Professor of geology Stefán Arnarson believes the geothermal areas around Hengill and Reykjanes are being overused. He told RÚV that geothermal heat is not renewable to any extent. Projects at the geothermal power plants in Hellisheiði and Reykjanes went ahead with too much speed, in his opinion.
Much debate has been going on lately regarding the rationality behind the size of operation of the geothermal plants. Gunnlaugur H. Jónsson physicist and former employee of the National Energy Authority of Iceland (Orkustofnun) told RÚV the geothermal areas are being overused. In order to maintain the level of productivity at the Hellisheiði power plant, one additional borehole must be drilled a year.

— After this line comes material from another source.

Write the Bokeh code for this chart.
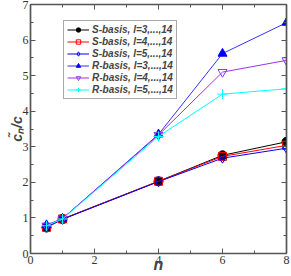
from bokeh.plotting import figure
from bokeh.models import LinearAxis, FixedTicker, Range1d, Legend, LegendItem
from bokeh.embed import file_html
from bokeh.resources import INLINE

n_vals = [0.5, 1, 4, 6, 8]
s_l3 = [0.73, 0.97, 2.03, 2.76, 3.14]
s_l4 = [0.73, 0.97, 2.03, 2.73, 3.04]
s_l5 = [0.75, 0.96, 2.02, 2.68, 2.96]
r_l3 = [0.80, 0.98, 3.35, 5.62, 6.49]
r_l4 = [0.78, 0.98, 3.33, 5.10, 5.43]
r_l5 = [0.78, 0.97, 3.29, 4.48, 4.63]
labels = ["S-basis, l=3,...,14", "S-basis, l=4,...,14", "S-basis, l=5,...,14",
          "R-basis, l=3,...,14", "R-basis, l=4,...,14", "R-basis, l=5,...,14"]
x_ticks = [0, 2, 4, 6, 8]
x_minor = [1, 3, 5, 7]
y_ticks = [0, 1, 2, 3, 4, 5, 6, 7]
y_minor = [0.5, 1.5, 2.5, 3.5, 4.5, 5.5, 6.5]

p = figure(width=291, height=276, output_backend="svg", toolbar_location=None,
           x_range=Range1d(0, 8), y_range=Range1d(0, 7),
           min_border_left=30, min_border_right=5, min_border_top=4, min_border_bottom=23,
           x_axis_type=None, y_axis_type=None)
p.xgrid.visible = False
p.ygrid.visible = False
p.outline_line_color = "#222222"
p.outline_line_width = 1.2
p.background_fill_color = "white"
p.border_fill_color = "white"

def style_axis(ax, ticks, minor, show_labels):
    ax.ticker = FixedTicker(ticks=ticks, minor_ticks=minor)
    ax.major_tick_in = 5
    ax.major_tick_out = 0
    ax.minor_tick_in = 3
    ax.minor_tick_out = 0
    ax.axis_line_color = "#555555"
    ax.axis_line_width = 1.5
    ax.major_tick_line_color = "#555555"
    ax.minor_tick_line_color = "#555555"
    ax.major_label_text_font = "Liberation Serif"
    ax.major_label_text_font_size = "12px"
    ax.major_label_text_color = "#333333"
    ax.major_label_standoff = 2
    if not show_labels:
        ax.major_label_overrides = {t: "" for t in ticks}
        ax.major_label_standoff = 0

xa = LinearAxis(axis_label="n")
style_axis(xa, x_ticks, x_minor, True)
xa.axis_label_text_font = "Liberation Sans"
xa.axis_label_text_font_style = "bold italic"
xa.axis_label_text_font_size = "16px"
xa.axis_label_standoff = -11
p.add_layout(xa, "below")

ya = LinearAxis(axis_label="c\u0303\u2099/c")
style_axis(ya, y_ticks, y_minor, True)
ya.axis_label_text_font = "Liberation Sans"
ya.axis_label_text_font_style = "bold italic"
ya.axis_label_text_font_size = "14px"
ya.axis_label_standoff = -5
p.add_layout(ya, "left")

xt = LinearAxis()
style_axis(xt, x_ticks, x_minor, False)
p.add_layout(xt, "above")
yr = LinearAxis()
style_axis(yr, y_ticks, y_minor, False)
p.add_layout(yr, "right")

series = [
    (s_l3, "black", "black", "circle", "black", 9),
    (s_l4, "red", "red", "square", None, 8),
    (s_l5, "blue", "blue", "diamond", None, 10),
    (r_l3, "#3333ff", "blue", "triangle", "blue", 9),
    (r_l4, "#9933ee", "#9933ee", "inverted_triangle", None, 9),
    (r_l5, "cyan", "cyan", "cross", None, 10),
]
items = []
for (ys, col, mcol, mk, fill, sz), lab in zip(series, labels):
    lr = p.line(n_vals, ys, line_color=col, line_width=1)
    sr = p.scatter(n_vals, ys, marker=mk, size=sz, line_color=mcol,
                   fill_color=fill if fill else "white", fill_alpha=1 if fill else 0,
                   line_width=1)
    items.append(LegendItem(label=lab, renderers=[lr, sr]))

leg = Legend(items=items, location=(33, 154))
leg.label_text_font = "Liberation Sans"
leg.label_text_font_style = "bold italic"
leg.label_text_font_size = "10px"
leg.label_height = 11
leg.glyph_height = 11
leg.glyph_width = 22
leg.spacing = 1
leg.padding = 3
leg.margin = 0
leg.label_standoff = 3
leg.border_line_color = "#555555"
leg.border_line_width = 1
leg.background_fill_alpha = 1
p.add_layout(leg, "center")

open("out.html", "w").write(file_html(p, INLINE))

Gunnlaugur worries that if operation is not reduced, there won’t be enough geothermal heat in the future for heating up houses in the greater Reykjavík area or in Suðurnes on Reykjanes peninsula. The interests of generations to come are at stake, he says.
Stefán agrees with Gunnlaugur. “Steam from the boreholes, or the flow of steam from the boreholes, has decreased with time and continues to decrease. That has happened because the areas are overused; more is removed than flows in.”
According to Stefán, there is not enough steam available to operate the Heillisheiði and Reykjanes plants at full capacity. The reason, he explains, is that very large plants were built to begin with, although it is common knowledge that you must start small and gradually increase operation as you see how the area responds. He maintains that by starting this big in a new area, a huge risk has been taken. “And now it’s evident that it failed.”
According to RÚV, Bjarni Bjarnason CEO of Reykjavík Energy, has acknowledged that the Hellisheiði geothermal plant was built too fast and too large. Ásgeir Margeirsson, CEO of HS Orka, which operates the plants in Reykjanes and Svartsengi, does not believe that geothermal heat is being overused in those areas.